Geplant sind „verpflichtende Beratungsgespräche“
Vor allem aber kommt es auf das „SRP“ an. Dahinter verbirgt sich die „Sozialistische Reichspartei“, eine nationalsozialistische Organisation in der frühen Bundesrepublik, die 1952 vom Verfassungsgericht verboten wurde – eben unter einer CDU-Adenauer-Regierung. ZPS-Vordenker Philipp Ruch führt das in seinem Buch „Es ist 5 vor 1933“ aus, als Vorbild für ein mögliches AfD-Verbot. Einen erklärten Verbündeten unter den Politikern hat das ZPS dafür zumindest gewonnen, den Berliner SPD-Abgeordneten Orkan Özdemir nämlich. Der spricht aus dem Bus heraus und beklagt unter anderem die „unfassbare Mutlosigkeit“ jener demokratischen Entscheider, die den Weg des Verbotsverfahrens scheuten, während die AfD erfolgreich „die Normalisierung des Rechtsextremismus“ betreibe.

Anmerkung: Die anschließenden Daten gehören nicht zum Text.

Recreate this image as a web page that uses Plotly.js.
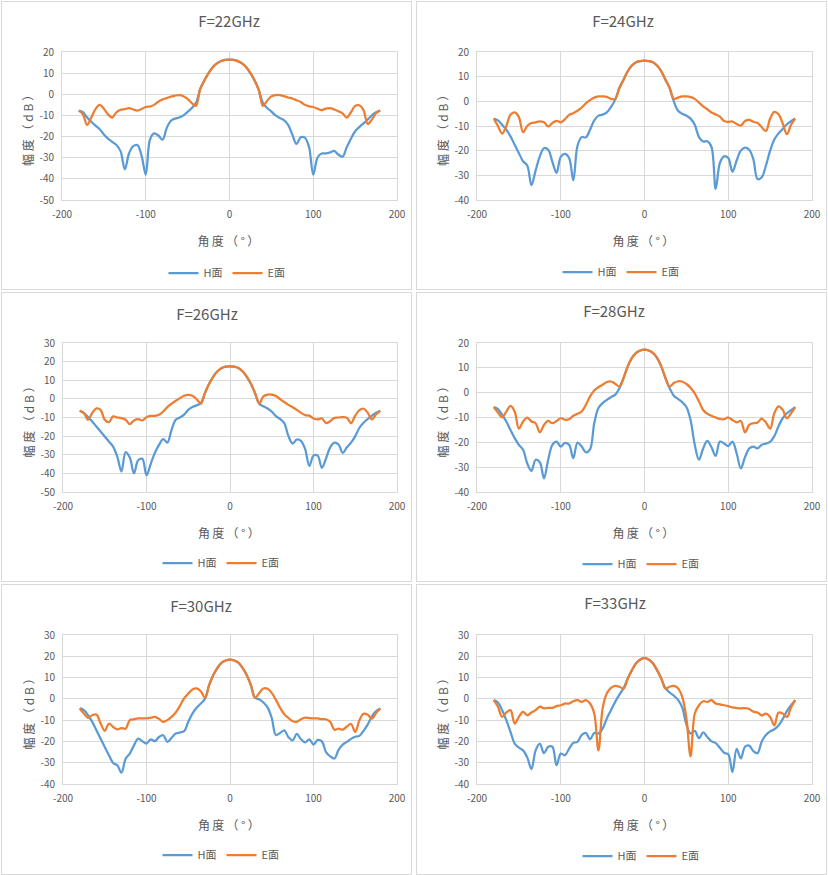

Mit anderen Abgeordneten will das ZPS „verpflichtende Beratungsgespräche“ ansetzen. Soll heißen: „Wir kommunizieren über die Presse und per Einladung, dass wir an Tag Y beispielsweise bei Friedrich Merz aufschlagen, um ihm die Beweise zu überreichen. Dann kann er noch einmal darüber nachdenken, ob er einem AfD-Verbotsverfahren doch zustimmen sollte“, führt Arne aus. Und nicht nur bei Scholz, Merz & Co soll der „Adenauer SRP+“ Station machen. Auch die AfD sei ja per Bus unterwegs, so der Travel Agent. Deren Abgeordneter Stefan Brandner zum Beispiel reise auf einer „Infomobiltour“ von Marktplatz zu Marktplatz: „Wie er es wohl finden wird, wenn wir ihn dabei mit dem ‚Adenauer SRP+‘ begleiten?“. Davor steht noch ein Abstecher zum AfD-Parteitag in Riesa an.
Auch in Grünheide, wo AfD-Fan Elon Musk seine Tesla-Fabrik betreibt, gibt es in den Augen des ZPS dringenden Aufklärungsbedarf. „Und so wie es aussieht, werden wir wohl auch mit Mark Zuckerberg sprechen müssen“, stellt Arne in Aussicht. Die Absicht der Aktion bringt er so auf den Punkt: „Wir provozieren, damit Themen maximale Sichtbarkeit bekommen. Und das werden wir in den kommenden Wochen forcieren“.